= Service Modeling Language =

Service Modeling Language (SML) and Service Modeling Language Interchange Format (SML-IF) are a pair of XML-based specifications created by leading information technology companies that define a set of XML instance document extensions for expressing links between elements, a set of XML Schema extensions for constraining those links, and a way to associate Schematron rules with global element declarations, global complex type definitions, and/or model documents. The SML specification defines model concepts, and the SML-IF specification describes a packaging format for exchanging SML-based models.

SML and SML-IF were standardized in a W3C working group chartered to produce W3C Recommendations for the Service Modeling Language by refining the “Service Modeling Language” (SML) Member Submission, addressing implementation experience and feedback on the specifications. The submission was from an industry group consisting of representatives from BEA Systems, BMC, CA, Cisco, Dell, EMC, HP, IBM, Intel, Microsoft, and Sun Microsystems. They were published as W3C Recommendations on May 12, 2009. In the market and in applying by vendors, SML is seen as a successor/replacement for earlier developed standards like DCML and Microsoft's (in hindsight) proprietary System Definition Model or SDM. See for a historically helpful relation between SDM and DCML, and for the joint pressrelease announcing SML. In the Microsoft section of it the sequel role to SDM is mentioned.
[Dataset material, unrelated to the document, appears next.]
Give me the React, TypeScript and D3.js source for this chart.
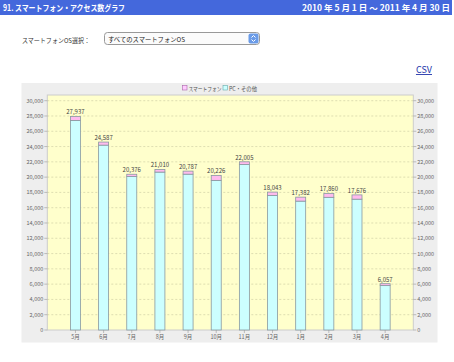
import React from 'react'
import * as d3 from 'd3'

const months = ['5月', '6月', '7月', '8月', '9月', '10月', '11月', '12月', '1月', '2月', '3月', '4月']
const totals = [27937, 24587, 20376, 21010, 20787, 20226, 22005, 18043, 17382, 17860, 17676, 6057]
// smartphone part sits on top of the PC part
const smartphone = [520, 400, 300, 350, 400, 650, 350, 430, 520, 500, 560, 250]
const yTicks = d3.range(0, 30001, 2000)

const font = '"Noto Sans CJK JP", "DejaVu Sans", sans-serif'

const App = () => {
    const width = 454
    const height = 362
    const plot = { left: 47.3, right: 413.3, top: 95, bottom: 330 }

    const x = d3.scalePoint<string>()
        .domain(months)
        .range([plot.left, plot.right])
        .padding(1)

    const y = d3.scaleLinear()
        .domain([0, 30000])
        .range([plot.bottom, 100.7])

    const fmt = d3.format(',')
    const barW = 10

    return (
        <svg width={width} height={height} style={{ position: 'absolute', left: 0, top: 0 }} fontFamily={font}>
            <rect x={0} y={0} width={width} height={height} fill="#ffffff" />

            {/* header bar */}
            <rect x={0} y={0} width={452} height={15} fill="#4468dc" />
            <text x={3} y={11} fill="#fff" fontSize={8.5} fontWeight="bold" textLength={122} lengthAdjust="spacingAndGlyphs">91. スマートフォン・アクセス数グラフ</text>
            <text x={302} y={11} fill="#fff" fontSize={8.5} fontWeight="bold" textLength={148} lengthAdjust="spacingAndGlyphs">2010 年 5 月 1 日 ～ 2011 年 4 月 30 日</text>

            {/* OS select */}
            <text x={22} y={42.5} fill="#333" fontSize={6.5} textLength={68} lengthAdjust="spacingAndGlyphs">スマートフォンOS選択：</text>
            <rect x={104.5} y={32.5} width={155} height={12} rx={3} fill="#fbfbfb" stroke="#999" />
            <text x={108} y={41.5} fill="#222" fontSize={6.5} textLength={77} lengthAdjust="spacingAndGlyphs">すべてのスマートフォンOS</text>
            <rect x={248.5} y={33.5} width={10} height={10} rx={2} fill="#6a9be8" />
            <path d="M251.5,37.5 L253.5,35.5 L255.5,37.5 M251.5,39.5 L253.5,41.5 L255.5,39.5" stroke="#fff" fill="none" strokeWidth={1} />

            {/* CSV link */}
            <text x={432} y={73} fill="#2233aa" fontSize={9} textAnchor="end" textDecoration="underline">CSV</text>

            {/* chart panel */}
            <rect x={21.5} y={83} width={416} height={259.5} fill="#eeeeee" />
            <rect x={plot.left} y={plot.top} width={plot.right - plot.left} height={plot.bottom - plot.top} fill="#ffffcc" stroke="#cccccc" />

            {/* legend */}
            <rect x={182.5} y={85.5} width={4.5} height={4.5} fill="#ffccff" stroke="#aa66aa" strokeWidth={0.6} />
            <text x={188.5} y={90.5} fill="#555" fontSize={6} textLength={33} lengthAdjust="spacingAndGlyphs">スマートフォン</text>
            <rect x={223} y={85.5} width={4.5} height={4.5} fill="#ccffff" stroke="#66aaaa" strokeWidth={0.6} />
            <text x={229} y={90.5} fill="#555" fontSize={6} textLength={28} lengthAdjust="spacingAndGlyphs">PC・その他</text>

            {/* gridlines and y axes */}
            {yTicks.map(t => (
                <g key={t}>
                    {t > 0 && (
                        <line x1={plot.left} x2={plot.right} y1={y(t)} y2={y(t)} stroke="#c8c8a0" strokeDasharray="2,2" strokeWidth={0.6} />
                    )}
                    <line x1={plot.left - 3} x2={plot.left} y1={y(t)} y2={y(t)} stroke="#999" strokeWidth={0.6} />
                    <line x1={plot.right} x2={plot.right + 3} y1={y(t)} y2={y(t)} stroke="#999" strokeWidth={0.6} />
                    <text x={plot.left - 4} y={y(t) + 2} fontSize={5.5} fill="#666" textAnchor="end">{fmt(t)}</text>
                    <text x={plot.right + 4} y={y(t) + 2} fontSize={5.5} fill="#666">{fmt(t)}</text>
                </g>
            ))}

            {/* bars */}
            {months.map((m, i) => {
                const cx = x(m) as number
                const pc = totals[i] - smartphone[i]
                return (
                    <g key={m}>
                        <rect x={cx - barW / 2} y={y(pc)} width={barW} height={y(0) - y(pc)} fill="#ccffff" stroke="#8899a0" strokeWidth={0.8} />
                        <rect x={cx - barW / 2} y={y(totals[i])} width={barW} height={y(pc) - y(totals[i])} fill="#ffbbee" stroke="#8899a0" strokeWidth={0.8} />
                        <text x={cx} y={y(totals[i]) - 2} fontSize={6} fill="#444" textAnchor="middle">{fmt(totals[i])}</text>
                        <line x1={cx} x2={cx} y1={plot.bottom} y2={plot.bottom + 3} stroke="#999" strokeWidth={0.6} />
                        <text x={cx} y={plot.bottom + 9} fontSize={5.5} fill="#666" textAnchor="middle">{m}</text>
                    </g>
                )
            })}
        </svg>
    )
}

export default App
== Fast Formal Facts about SML ==
SML is a language for building a rich set of constructs for creating and constraining models of complex IT services and systems. SML-based models could include information about configuration, deployment, monitoring, policy, health, capacity planning, target operating range, service level agreements, and so on.
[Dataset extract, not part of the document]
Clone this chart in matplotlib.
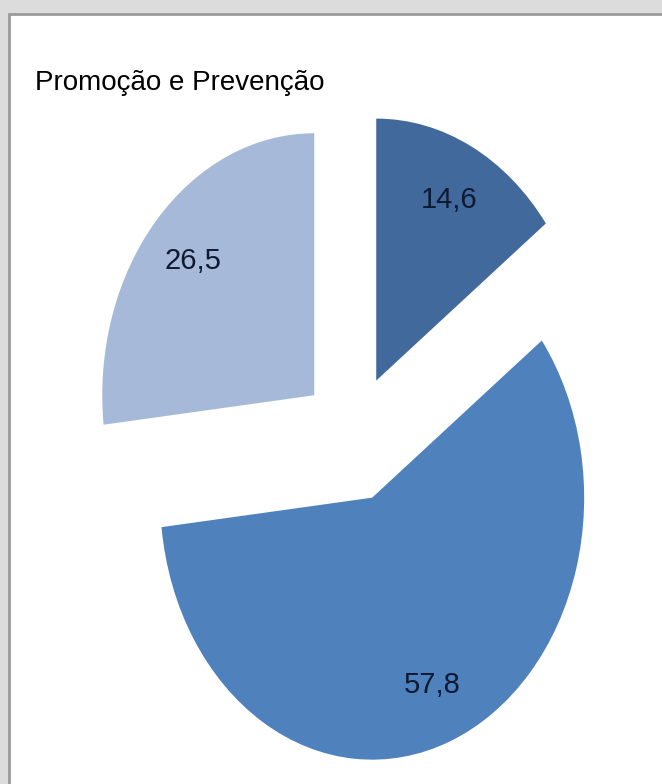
import matplotlib.pyplot as plt
from matplotlib.patches import Rectangle

# data
labels = ['A', 'B', 'C']
values = [14.6, 57.8, 26.5]
colors = ['#41699c', '#4f81bd', '#a7b9d8']
title = 'Promoção e Prevenção'

plt.rcParams['font.family'] = ['Liberation Sans', 'DejaVu Sans']

W, H = 662, 784
fig = plt.figure(figsize=(W / 100, H / 100), dpi=100, facecolor='#dcdcdc')

# white chart panel with grey border (own axes under the pie)
bg = fig.add_axes([0, 0, 1, 1], zorder=0)
bg.set_xlim(0, W)
bg.set_ylim(H, 0)
bg.axis('off')
bg.add_patch(Rectangle((9, 14), W + 20, H + 20, facecolor='white',
                       edgecolor='#9a9a9a', linewidth=2))

ax = fig.add_axes([0, 0, 1, 1], zorder=1)
ax.patch.set_alpha(0)

total = sum(values)
def fmt(p):
    # pie gives percent of total; show the original value with decimal comma
    return ('%.1f' % (p * total / 100)).replace('.', ',')

wedges, texts, autotexts = ax.pie(
    values, colors=colors, startangle=90, counterclock=False,
    explode=[0.245] * 3, autopct=fmt,
    pctdistance=0.77, wedgeprops={'linewidth': 0},
    textprops={'fontsize': 21, 'color': '#0d1a33'})

# stretch the pie vertically like the original
cx, cy, rx, ry = 353, 438, 212, 262
ax.set_aspect('auto')
ax.set_xlim(-cx / rx, (W - cx) / rx)
ax.set_ylim((cy - H) / ry, cy / ry)
ax.axis('off')

fig.text(35 / W, 1 - 90 / H, title, fontsize=20, color='black',
         va='baseline', ha='left', zorder=3)

fig.savefig('out.png', dpi=100, facecolor=fig.get_facecolor())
An SML model is a set of interrelated XML documents. An SML model could contain information about the parts of an IT service, as well as the constraints that each part must satisfy for the IT service to function properly. Constraints are captured in two ways:

- XML Schema documents: constrain the structure and content of the XML instance documents in a model. SML uses XML Schema 1.0, but allows later versions as well. SML also defines a set of extensions to XML Schema to constrain references, and identity constraints (key, unique, ...) that apply to sets of documents.
- Rule documents: constrain the structure and content of documents in a model. SML uses Schematron and XPath 1.0 for rules, but allows later versions as well.
Once a model is defined, one of the important operations on the model is to establish its validity. This involves checking whether all model documents satisfy the XML Schema and rule document constraints.

==SML-Based Models==
Models provide value in several important ways:

1. Models focus on capturing all invariant aspects of a service/system that must be maintained for the service/system to be functional. They capture as much detail as is necessary, and no more.
2. Models are units of communication and collaboration between designers, implementers, operators, and users; and can easily be shared, tracked, and revision controlled. This is important because complex services are often built and maintained by a variety of people playing different roles.
3. Models drive modularity, Re-use, and standardization. Most real-world complex services and systems are composed of sufficiently complex parts. Re-use and standardization of services/systems and their parts is a key factor in reducing overall production and operation cost and in increasing reliability.
4. Models represent a powerful mechanism for validating changes before applying the changes to a service/system. Also, when changes happen in a running service/system, they can be validated against the intended state described in the model. The actual service/system and its model together enable a self-healing service/system – the ultimate objective. Models of a service/system must necessarily stay decoupled from the live service/system to create the control loop.
5. Models enable increased automation of management tasks. Automation facilities exposed by the majority of IT services/systems today could be driven by software – not people – for reliable initial realization of a service/system as well as for ongoing lifecycle management.